Tuesday, 9 February 2010
A birthday - Swedish style
This morning we had a power cut and the flat was plunged into darkness. It's also my birthday and I was celebrated, accordingly, by candle light. In Sweden, birthdays are celebrated in much the same way as in other countries - presents, cake, songs. Although the birthday song in Swedish is bizarrely about hoping the birthday boy or girl lives to a hundred and is then pushed around in a wheelbarrow.
A few years ago, I had my 40th. I had a big party with 40 guests and we ate and danced into the night. At Swedish birthday parties, it's quite common that the guests perform - singing a song with altered words, acting out a cabaret or reading poems. It's a grand way to be celebrated.
The big birthdays are important in Sweden. Most people celebrate 30, 40, 50 with a bang. Some even say that 50 is the biggest party of your life. You celebrate your achievements and the journey your life has taken you on. This is quite different from the UK where people tend to want to forget that they are ageing. Small celebrations but nothing big. 40 is uncomfortable, and 50, my god - 50 is a nightmare.
And this reflects one of the differences I see in cultural behaviour between Sweden and the UK. Celebrations.
While Sweden maintains tradition and celebration, the UK has abandoned it.

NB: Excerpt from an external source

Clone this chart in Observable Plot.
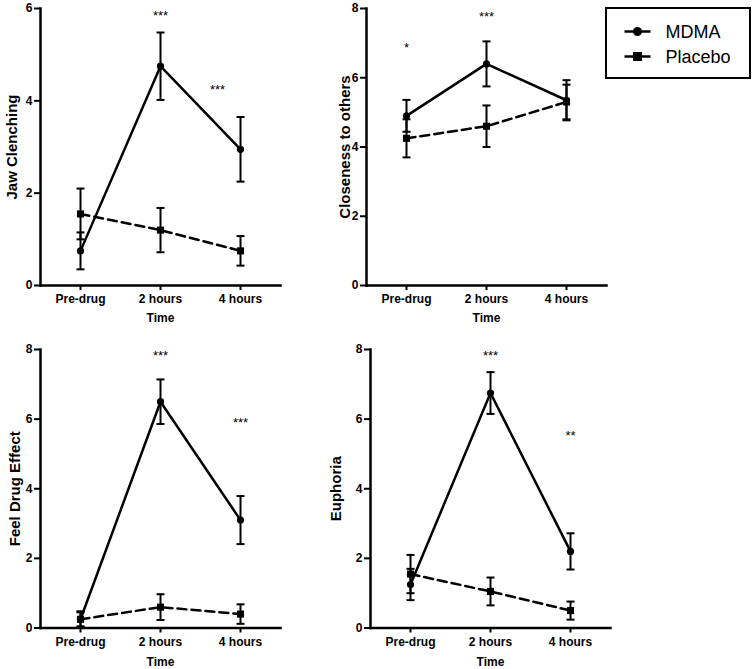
<!DOCTYPE html>
<html><head><meta charset="utf-8">
<script src="https://cdn.jsdelivr.net/npm/d3@7"></script>
<script src="https://cdn.jsdelivr.net/npm/@observablehq/plot@0.6"></script>
<style>
body{margin:0;background:#fff;}
#root{position:relative;width:754px;height:669px;font-family:"Liberation Sans",Arial,sans-serif;background:#fff;}
.panel{position:absolute;}
.panel svg{overflow:visible;}
#legend{position:absolute;left:605px;top:7px;width:146px;height:72px;box-sizing:border-box;border:2.5px solid #000;background:#fff;}
</style>
</head><body>
<div id="root"><div id="legend"></div></div>
<script>
// ---- data ----
const times = ["Pre-drug", "2 hours", "4 hours"];

const jawMdma = [0.75, 4.75, 2.95];
const jawMdmaErr = [0.4, 0.73, 0.7];
const jawPlacebo = [1.55, 1.2, 0.75];
const jawPlaceboErr = [0.55, 0.48, 0.32];
const jawStars = [{time: "2 hours", y: 5.85, label: "***"}, {time: "4 hours", y: 4.24, label: "***"}];

const closeMdma = [4.9, 6.4, 5.35];
const closeMdmaErr = [0.46, 0.65, 0.58];
const closePlacebo = [4.25, 4.6, 5.3];
const closePlaceboErr = [0.55, 0.6, 0.5];
const closeStars = [{time: "Pre-drug", y: 6.85, label: "*"}, {time: "2 hours", y: 7.75, label: "***"}];

const feelMdma = [0.25, 6.5, 3.1];
const feelMdmaErr = [0.23, 0.64, 0.69];
const feelPlacebo = [0.25, 0.6, 0.4];
const feelPlaceboErr = [0.2, 0.37, 0.28];
const feelStars = [{time: "2 hours", y: 7.83, label: "***"}, {time: "4 hours", y: 5.9, label: "***"}];

const euphMdma = [1.25, 6.75, 2.2];
const euphMdmaErr = [0.45, 0.6, 0.52];
const euphPlacebo = [1.55, 1.05, 0.5];
const euphPlaceboErr = [0.55, 0.4, 0.26];
const euphStars = [{time: "2 hours", y: 7.83, label: "***"}, {time: "4 hours", y: 5.53, label: "**"}];

const groups = ["MDMA", "Placebo"];
const ticks6 = [0, 2, 4, 6];
const ticks8 = [0, 2, 4, 6, 8];

// ---- drawing ----
const FONT = '"Liberation Sans", Arial, sans-serif';
const capSymbol = {draw(ctx) { ctx.moveTo(-4, 0); ctx.lineTo(4, 0); }};

function rows(vals, errs, group) {
  return times.map((t, i) => ({time: t, value: vals[i], lo: vals[i] - errs[i], hi: vals[i] + errs[i], group}));
}

function panel(c) {
  const m = rows(c.mdma, c.mdmaErr, groups[0]);
  const p = rows(c.placebo, c.placeboErr, groups[1]);
  const all = [...m, ...p];
  const shifted = c.shiftTime ? c.stars.filter((d) => d.time === c.shiftTime) : [];
  const plain = c.stars.filter((d) => !shifted.includes(d));
  return Plot.plot({
    width: c.width, height: c.height,
    marginLeft: c.ml, marginRight: c.mr, marginTop: c.mt, marginBottom: c.mb,
    x: {type: "point", domain: times, padding: 0.5},
    y: {domain: [0, c.yMax]},
    style: {fontFamily: FONT, fontSize: "12px", fontWeight: "bold", color: "#000", background: "transparent", overflow: "visible"},
    marks: [
      Plot.ruleX(all, {x: "time", y1: "lo", y2: "hi", strokeWidth: 2, stroke: "#000"}),
      Plot.dot(all, {x: "time", y: "lo", symbol: capSymbol, fill: "none", stroke: "#000", strokeWidth: 2}),
      Plot.dot(all, {x: "time", y: "hi", symbol: capSymbol, fill: "none", stroke: "#000", strokeWidth: 2}),
      Plot.line(p, {x: "time", y: "value", strokeWidth: 2.5, stroke: "#000", strokeDasharray: "9,5"}),
      Plot.line(m, {x: "time", y: "value", strokeWidth: 2.5, stroke: "#000"}),
      Plot.dot(p, {x: "time", y: "value", symbol: "square", r: 4, fill: "#000", stroke: "none"}),
      Plot.dot(m, {x: "time", y: "value", symbol: "circle", r: 3.6, fill: "#000", stroke: "none"}),
      Plot.text(plain, {x: "time", y: "y", text: "label", fontSize: 13, fontWeight: "normal", fill: "#000"}),
      Plot.text(shifted, {x: "time", y: "y", text: "label", dx: c.shiftDx || 0, fontSize: 13, fontWeight: "normal", fill: "#000"}),
      Plot.frame({anchor: "left", strokeWidth: 2.5, stroke: "#000"}),
      Plot.frame({anchor: "bottom", strokeWidth: 2.5, stroke: "#000"}),
      Plot.axisY({ticks: c.yTicks, tickFormat: (d) => String(d), tickSize: 6, tickPadding: 2, strokeWidth: 2, label: null, fontWeight: "bold", fontSize: 12}),
      Plot.axisX({tickSize: 5, tickPadding: 4, strokeWidth: 2, label: null, fontWeight: "bold", fontSize: 12}),
      Plot.text([c.label], {frameAnchor: "left", textAnchor: "middle", lineAnchor: "middle", rotate: -90, dx: -c.labelDx, fontSize: 15, fontWeight: "bold", fill: "#000"}),
      Plot.text(["Time"], {frameAnchor: "bottom", textAnchor: "middle", lineAnchor: "middle", dy: c.timeDy, fontSize: 12, fontWeight: "bold", fill: "#000"})
    ]
  });
}

const panels = [
  {label: "Jaw Clenching", mdma: jawMdma, mdmaErr: jawMdmaErr, placebo: jawPlacebo, placeboErr: jawPlaceboErr,
   stars: jawStars, shiftTime: "4 hours", shiftDx: -23, yMax: 6, yTicks: ticks6, left: 0, top: 0, width: 300, height: 330,
   ml: 40, mr: 20, mt: 8, mb: 45, labelDx: 28, timeDy: 33},
  {label: "Closeness to others", mdma: closeMdma, mdmaErr: closeMdmaErr, placebo: closePlacebo, placeboErr: closePlaceboErr,
   stars: closeStars, yMax: 8, yTicks: ticks8, left: 326, top: 0, width: 300, height: 330,
   ml: 40, mr: 20, mt: 8, mb: 45, labelDx: 21, timeDy: 33},
  {label: "Feel Drug Effect", mdma: feelMdma, mdmaErr: feelMdmaErr, placebo: feelPlacebo, placeboErr: feelPlaceboErr,
   stars: feelStars, yMax: 8, yTicks: ticks8, left: 0, top: 330, width: 300, height: 339,
   ml: 40, mr: 20, mt: 19, mb: 41.5, labelDx: 25, timeDy: 34},
  {label: "Euphoria", mdma: euphMdma, mdmaErr: euphMdmaErr, placebo: euphPlacebo, placeboErr: euphPlaceboErr,
   stars: euphStars, yMax: 8, yTicks: ticks8, left: 330, top: 330, width: 300, height: 339,
   ml: 40, mr: 20, mt: 19, mb: 41.5, labelDx: 34, timeDy: 34}
];

const root = document.getElementById("root");
for (const c of panels) {
  const wrap = document.createElement("div");
  wrap.className = "panel";
  wrap.style.left = c.left + "px";
  wrap.style.top = c.top + "px";
  wrap.appendChild(panel(c));
  root.appendChild(wrap);
}

// ---- legend ----
const lg = d3.select("#legend").append("svg").attr("width", 141).attr("height", 67)
  .style("position", "absolute").style("left", 0).style("top", 0);
groups.forEach((g, i) => {
  const y = 22.5 + i * 25;
  lg.append("line").attr("x1", 17.5).attr("x2", 43.5).attr("y1", y).attr("y2", y).attr("stroke", "#000").attr("stroke-width", 2.5);
  if (i === 0) lg.append("circle").attr("cx", 30.5).attr("cy", y).attr("r", 4.5).attr("fill", "#000");
  else lg.append("rect").attr("x", 26).attr("y", y - 4.5).attr("width", 9).attr("height", 9).attr("fill", "#000");
  lg.append("text").attr("x", 58.5).attr("y", y).attr("dy", "0.35em").attr("font-family", FONT).attr("font-size", 18).text(g);
});
</script>
</body></html>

Christmas and New Year in the UK are probably the only national celebrations that survive. But in Sweden, festivities abound and traditions are kept alive. Apart from Christmas and New Year, there's Lent, Easter, Walpurgis Eve, May Day, National Day, Midsummer, Crayfish party, 'Surströmming' premiére, the Eel feast, All Saints' Day, St Martin's Day, Advent, Lucia. Many of these celebrations revolve around tradional food and gathering together of friends and family.
Many Swedish traditions have ancient roots, others came with immigrants or the church. Regardless of the origin, Swedes observe and enjoy these traditions.
It's a shame that traditional celebrations aren't as important in other countries such as the UK anymore. They are a part of the life cycle here, giving shape to our lives and giving us a sense of time and seasonal rhythm.
I love the Swedish way of observing the traditions, eating the food and being together with friends and family.
So, Happy Birthday to me. I live in Sweden.